Moses combines two difficult topics in Psalm 90 that we often attempt to avoid, our death and God’s anger. Verses 7-9 say “For we are brought to an end by your anger by your wrath we are dismayed. You have set our iniquities before you, our secret sins in the light of your presence. For all our days pass away under your wrath; we bring our years to an end like a sigh.” There is a reality we must face, sin angers God.
The Bible is filled with statements about God’s love, His patience, His kindness, and His mercy, but it is also filled with truth about His anger. At least seven times, in Exodus, Numbers and the Psalms we are told that God is “slow to anger”. That does not mean that God does not get angry, it means that He is in control of His anger. I think one of the reasons we avoid talking about the anger of God, even at times refusing the truth that God gets angry, is that we fear that His anger might be like ours. When we get angry, we tend to lose control of ourselves, we act out of character, we say things we wish we could take back, we forget self-control, we lash out, we blow up. This is why James tells us that “man’s anger does not produce the righteousness of God.” But God’s anger is not like ours. His judgement offers mercy, His discipline produces perfection, His anger is born from and reveals His love. Jesus turned over the tables in the temple in anger, but He was not rejecting the people there, He was extending grace to them, calling them to repentance. When Paul called out Peter’s hypocrisy born in prejudice it was not to shame him but to invite him to deal with a heart issue that was causing sin. God is love, which means that all of His actions, even those done in anger are birthed from love. God is the Redeemer, which means that all His works, even those done in anger are His effort to lead men to redemption. His anger is not like ours, but that does not mean that He is not now or ever angry. Sin angers God.

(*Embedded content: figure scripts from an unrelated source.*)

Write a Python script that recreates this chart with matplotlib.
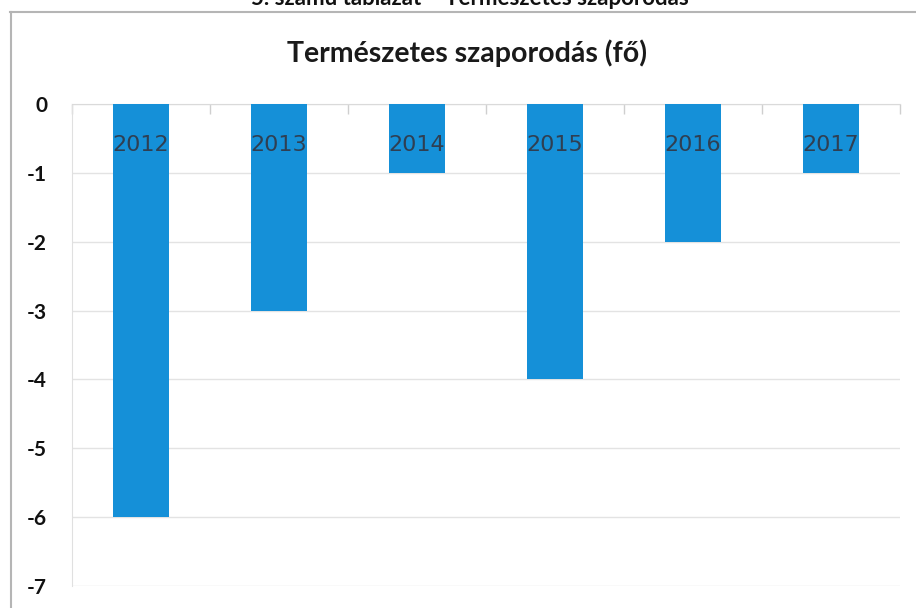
import matplotlib
matplotlib.use("Agg")
import matplotlib.pyplot as plt
from matplotlib.lines import Line2D

years = ["2012", "2013", "2014", "2015", "2016", "2017"]
values = [-6, -3, -1, -4, -2, -1]
yticks = [0, -1, -2, -3, -4, -5, -6, -7]

title = "Természetes szaporodás (fő)"
caption = "5. számú táblázat – Természetes szaporodás"

BAR = "#1590d8"
LABEL = "#2f3f52"
GRID = "#e3e3e3"
FAM = ["Lato", "DejaVu Sans"]

W, H = 916, 608
fig = plt.figure(figsize=(W / 100, H / 100), dpi=100)
fig.patch.set_facecolor("white")

# axes placement in pixels
left, right, top, bottom = 72, 900, 104, 586
ax = fig.add_axes([left / W, 1 - bottom / H, (right - left) / W, (bottom - top) / H])

x = list(range(len(years)))
ax.bar(x, values, width=0.4, color=BAR, zorder=3)

for xi, yr in zip(x, years):
    ax.annotate(yr, (xi, 0), xytext=(0, -29.5), textcoords="offset points",
                ha="center", va="center", fontsize=16, color=LABEL,
                family=["Liberation Sans Narrow", "DejaVu Sans"], zorder=4)

ax.set_xlim(-0.5, len(years) - 0.5)
ax.set_ylim(-7, 0)
ax.set_yticks(yticks)
ax.set_yticklabels([str(v) for v in yticks], fontsize=15, family=FAM,
                   fontweight="bold", color="#111111")
ax.tick_params(axis="y", length=0, pad=18)

# category boundary ticks on the zero line (top)
ax.xaxis.set_ticks_position("top")
ax.set_xticks([i + 0.5 for i in range(-1, len(years))])
ax.set_xticklabels([])
ax.tick_params(axis="x", direction="in", length=7, width=1, color="#cfcfcf")

ax.grid(axis="y", color=GRID, linewidth=1, zorder=0)
for s in ["right", "bottom"]:
    ax.spines[s].set_visible(False)
ax.spines["top"].set_color("#dadada")
ax.spines["left"].set_color("#e0e0e0")

# title
fig.text(467 / W, 1 - 62 / H, title, ha="center", va="baseline",
         fontsize=20.5, fontweight="bold", family=FAM, color="#1a1a1a")

# caption at top of the scanned page (cut by the page edge in the source)
fig.text(470 / W, 1 - 5 / H, caption, ha="center", va="baseline",
         fontsize=16, fontweight="bold", family=FAM, color="#111111")

# chart frame lines (scanned border)
fig.add_artist(Line2D([10 / W, 1], [1 - 12 / H, 1 - 12 / H], color="#b5b5b5", lw=1.5,
                      transform=fig.transFigure))
fig.add_artist(Line2D([11 / W, 11 / W], [0, 1 - 12 / H], color="#b5b5b5", lw=1.5,
                      transform=fig.transFigure))

fig.savefig("out.png", dpi=100)
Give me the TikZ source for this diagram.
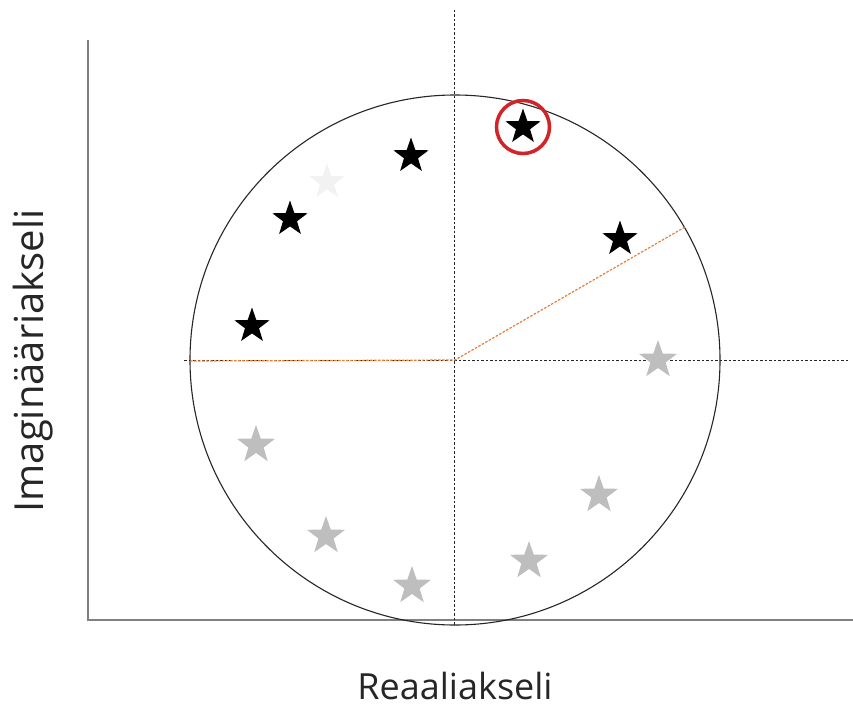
\documentclass[tikz,border=0pt]{standalone}
\usepackage{fontspec}
\setmainfont{Open Sans}
\usetikzlibrary{shapes.geometric}
\definecolor{axisgray}{RGB}{128,128,128}
\definecolor{stargray}{RGB}{190,190,190}
\definecolor{starfaint}{RGB}{242,242,242}
\definecolor{dotorange}{RGB}{237,125,49}
\definecolor{ringred}{RGB}{210,35,40}
\tikzset{
  starshape/.style={star, star points=5, star point ratio=2.5, inner sep=0pt, draw=none},
  blackstar/.style={starshape, fill=black, minimum size=37pt},
  graystar/.style={starshape, fill=stargray, minimum size=40pt},
  faintstar/.style={starshape, fill=starfaint, minimum size=37pt},
  axisline/.style={draw=axisgray, line width=2pt},
  guide/.style={draw=black!85, line width=0.9pt, dash pattern=on 2.5pt off 2pt},
  orangeguide/.style={draw=dotorange, line width=1.2pt, dash pattern=on 2.5pt off 1.5pt},
  axislabel/.style={text=black!85, anchor=base, inner sep=0pt}
}
\begin{document}
\begin{tikzpicture}[x=1pt,y=-1pt]
\useasboundingbox (0,0) rectangle (853,709);
% axes frame
\coordinate (ytop) at (88,40);
\coordinate (origin) at (88,620);
\coordinate (xend) at (853,620);
\draw[axisline] (ytop) -- (origin) -- (xend);
% circle
\coordinate (c) at (455,360);
\node[draw=black!85, line width=1.1pt, circle, minimum size=530pt, inner sep=0pt] (unit) at (c) {};
% dashed guides
\coordinate (vtop) at (454,10);
\coordinate (vbot) at (454,626);
\coordinate (hleft) at (184,360);
\coordinate (hright) at (848,360);
\draw[guide] (vtop) -- (vbot);
\draw[guide] (hleft) -- (hright);
% orange dotted
\coordinate (oleft) at (190,361);
\coordinate (oend) at (685,227);
\draw[orangeguide] (oleft) -- (c) -- (oend);
% stars
\node[faintstar] (s0) at (327,182) {};
\node[blackstar] (s1) at (523,127) {};
\node[blackstar] (s2) at (411,156) {};
\node[blackstar] (s3) at (290,219) {};
\node[blackstar] (s4) at (620,239) {};
\node[blackstar] (s5) at (252,326) {};
\node[graystar] (g1) at (658,360) {};
\node[graystar] (g2) at (256,445) {};
\node[graystar] (g3) at (599,495) {};
\node[graystar] (g4) at (326,536) {};
\node[graystar] (g5) at (529,561) {};
\node[graystar] (g6) at (412,586) {};
% red ring
\node[circle, draw=ringred, line width=3.5pt, minimum size=53pt, inner sep=0pt] (ring) at (523,127) {};
% labels
\node[axislabel, font=\fontsize{36}{42}\selectfont] (xlab) at (455,699) {Reaaliakseli};
\node[axislabel, rotate=90, font=\fontsize{40}{46}\selectfont] (ylab) at (43,361) {Imaginääriakseli};
\end{tikzpicture}
\end{document}
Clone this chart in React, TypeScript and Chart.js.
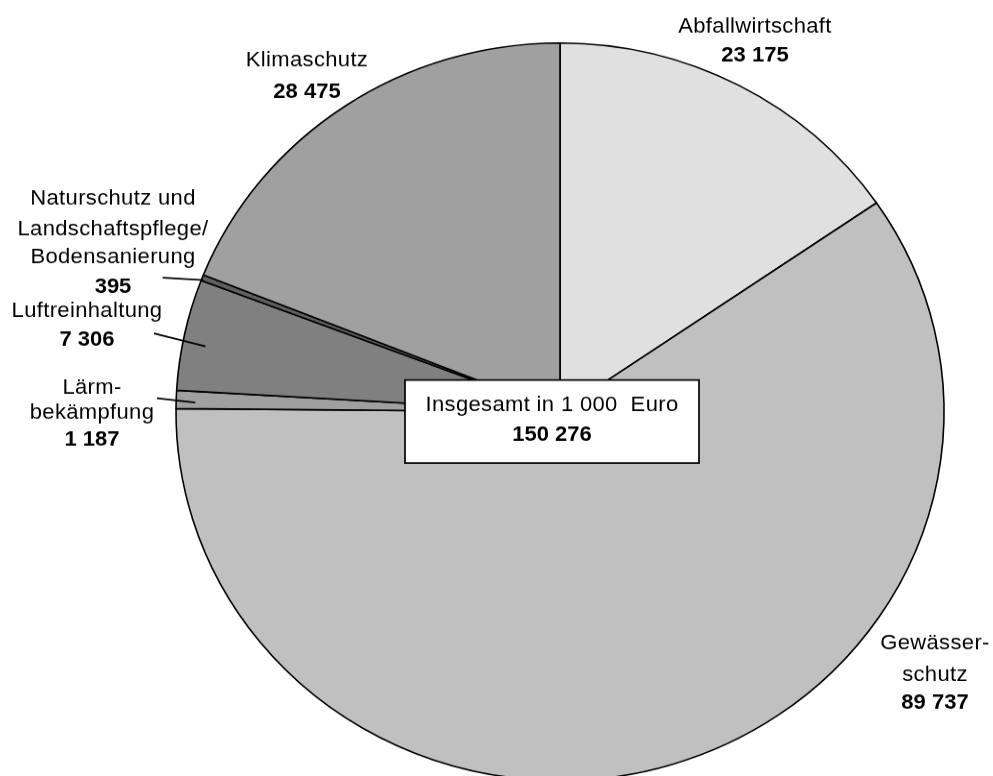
import React, { useEffect, useRef } from "react";
import { Chart, registerables } from "chart.js";

Chart.register(...registerables);

// ---------- data ----------
const categories = [
  "Abfallwirtschaft",
  "Gewässerschutz",
  "Lärmbekämpfung",
  "Luftreinhaltung",
  "Naturschutz und Landschaftspflege/Bodensanierung",
  "Klimaschutz",
];
const values = [23175, 89737, 1187, 7306, 395, 28475];
const valueLabels = ["23 175", "89 737", "1 187", "7 306", "395", "28 475"];
const labelLines = [
  ["Abfallwirtschaft"],
  ["Gewässer-", "schutz"],
  ["Lärm-", "bekämpfung"],
  ["Luftreinhaltung"],
  ["Naturschutz und", "Landschaftspflege/", "Bodensanierung"],
  ["Klimaschutz"],
];
const sliceColors = ["#e0e0e0", "#c0c0c0", "#a0a0a0", "#808080", "#606060", "#a0a0a0"];
const totalTitle = "Insgesamt in 1 000  Euro";
const totalValue = "150 276";

// ---------- layout (screen px) ----------
const K = 0.9604; // vertical squash of the picture
const W = 993;
const H = 830;
const CX = 560;
const CY = 411.7 / K;
const R = 384;

const labelLayout = [
  { x: 755, ys: [27, 56] },
  { x: 935, ys: [643, 675, 703] },
  { x: 92, ys: [388, 413, 440] },
  { x: 87, ys: [311, 340] },
  { x: 113, ys: [199, 229, 257, 287] },
  { x: 307, ys: [60, 92] },
];

const leaders: ({ t: number; rf: number; x: number; y: number } | null)[] = [
  null,
  null,
  { t: 0.36, rf: 0.95, x: 157, y: 398.3 },
  { t: 0.43, rf: 0.94, x: 154, y: 333.3 },
  { t: 0.2, rf: 0.995, x: 162.7, y: 277.7 },
  null,
];

const totalBox = { left: 405, right: 699, top: 380, bottom: 463, y1: 405, y2: 435 };

const FONT = '"Liberation Sans", Arial, sans-serif';
const FS = 22;

const overlayPlugin = {
  id: "overlay",
  afterDatasetsDraw(chart: any) {
    const ctx: CanvasRenderingContext2D = chart.ctx;
    const meta = chart.getDatasetMeta(0);
    ctx.save();
    // leader lines
    ctx.strokeStyle = "#000";
    ctx.lineWidth = 1.8;
    leaders.forEach((ld, i) => {
      if (!ld) return;
      const arc = meta.data[i];
      const p = arc.getProps(["x", "y", "startAngle", "endAngle", "outerRadius"], true);
      const a = p.startAngle + ld.t * (p.endAngle - p.startAngle);
      const r = p.outerRadius * ld.rf;
      ctx.beginPath();
      ctx.moveTo(ld.x, ld.y / K);
      ctx.lineTo(p.x + r * Math.cos(a), p.y + r * Math.sin(a));
      ctx.stroke();
    });

    // total box
    const bx = totalBox.left;
    const by = totalBox.top / K;
    const bw = totalBox.right - totalBox.left;
    const bh = (totalBox.bottom - totalBox.top) / K;
    ctx.fillStyle = "#fff";
    ctx.fillRect(bx, by, bw, bh);
    ctx.lineWidth = 1.7;
    ctx.strokeRect(bx, by, bw, bh);

    ctx.fillStyle = "#000";
    ctx.textAlign = "center";
    ctx.textBaseline = "middle";
    const setSpacing = (v: string) => {
      try {
        (ctx as any).letterSpacing = v;
      } catch (e) {}
    };
    const normal = () => {
      ctx.font = `${FS}px ${FONT}`;
      setSpacing("0.35px");
    };
    const bold = () => {
      ctx.font = `bold ${FS}px ${FONT}`;
      setSpacing("0px");
    };
    const cxBox = (totalBox.left + totalBox.right) / 2;
    normal();
    ctx.fillText(totalTitle, cxBox, totalBox.y1 / K);
    bold();
    ctx.fillText(totalValue, cxBox, totalBox.y2 / K);

    // slice labels
    labelLines.forEach((lines, i) => {
      const lay = labelLayout[i];
      normal();
      lines.forEach((ln, j) => {
        ctx.fillText(ln, lay.x, lay.ys[j] / K);
      });
      bold();
      ctx.fillText(valueLabels[i], lay.x, lay.ys[lines.length] / K);
    });
    ctx.restore();
  },
};

export default function App() {
  const canvasRef = useRef<HTMLCanvasElement | null>(null);

  useEffect(() => {
    if (!canvasRef.current) return;
    const chart = new Chart(canvasRef.current, {
      type: "pie",
      data: {
        labels: categories,
        datasets: [
          {
            data: values,
            backgroundColor: sliceColors,
            borderColor: "#000",
            borderWidth: 1.6,
            hoverOffset: 0,
            offset: 0,
            radius: R,
          } as any,
        ],
      },
      options: {
        animation: false,
        responsive: true,
        maintainAspectRatio: false,
        devicePixelRatio: 1,
        events: [],
        layout: {
          padding: {
            left: CX - R,
            right: W - CX - R,
            top: CY - R,
            bottom: H - CY - R,
          },
        },
        plugins: {
          legend: { display: false },
          tooltip: { enabled: false },
          title: { display: false },
        },
      } as any,
      plugins: [overlayPlugin],
    });
    return () => chart.destroy();
  }, []);

  return (
    <div
      style={{
        position: "fixed",
        left: 0,
        top: 0,
        width: W,
        height: 776,
        overflow: "hidden",
        background: "#fff",
      }}
    >
      <div
        style={{
          position: "relative",
          width: W,
          height: H,
          transform: `scale(1, ${K})`,
          transformOrigin: "0 0",
        }}
      >
        <canvas ref={canvasRef} />
      </div>
    </div>
  );
}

But in the midst of all the weighty and even dark topics of Psalm 90, there is a bright shining light, verse 12 says, “So teach us to number our days that we may get a heart of wisdom.” The reality of sin, sorrow, wrath, and death must make us live differently, but Moses makes something very clear, we don’t know how. Verse 12 is a prayer, he is asking God, “teach us to number our days”, which means, “teach us to live differently from now on than we have lived up until now, teach us to take hold of each day rather than allowing the days to take hold of us, teach us how to live the life You have created rather than the life we have craved.” Praying to be taught is also a confession of not just a lack of knowledge, but a lack of understanding. That might be the most important confession we can make; we just do not understand what this life is all about. Colossians 1 tells us that we were made by Christ and we were made through Christ, but it also says that we were made for Christ. We were born and we live to bring Jesus glory, to display His beauty and to lead others to redemption. Our days cannot be numbered any longer with our desires, with our goals, our dreams, our families, or our comfort because God has already ordered our days for the glory of His Son. And so Psalm 90 is a confession that we have sinned, that we have angered God, that our lives are short and our death is imminent, but in the midst of that confession is this prayer, “Teach us how to live”. I cannot speak for you today, but I will speak for myself, I do not need a new life, I need a new way of living. I need to not just live with Jesus, but I need to live for Him by living like Him. I pray with Moses that God would establish the work of my hands, but I pray that the work of my hand will always and only be for the glory of His Son.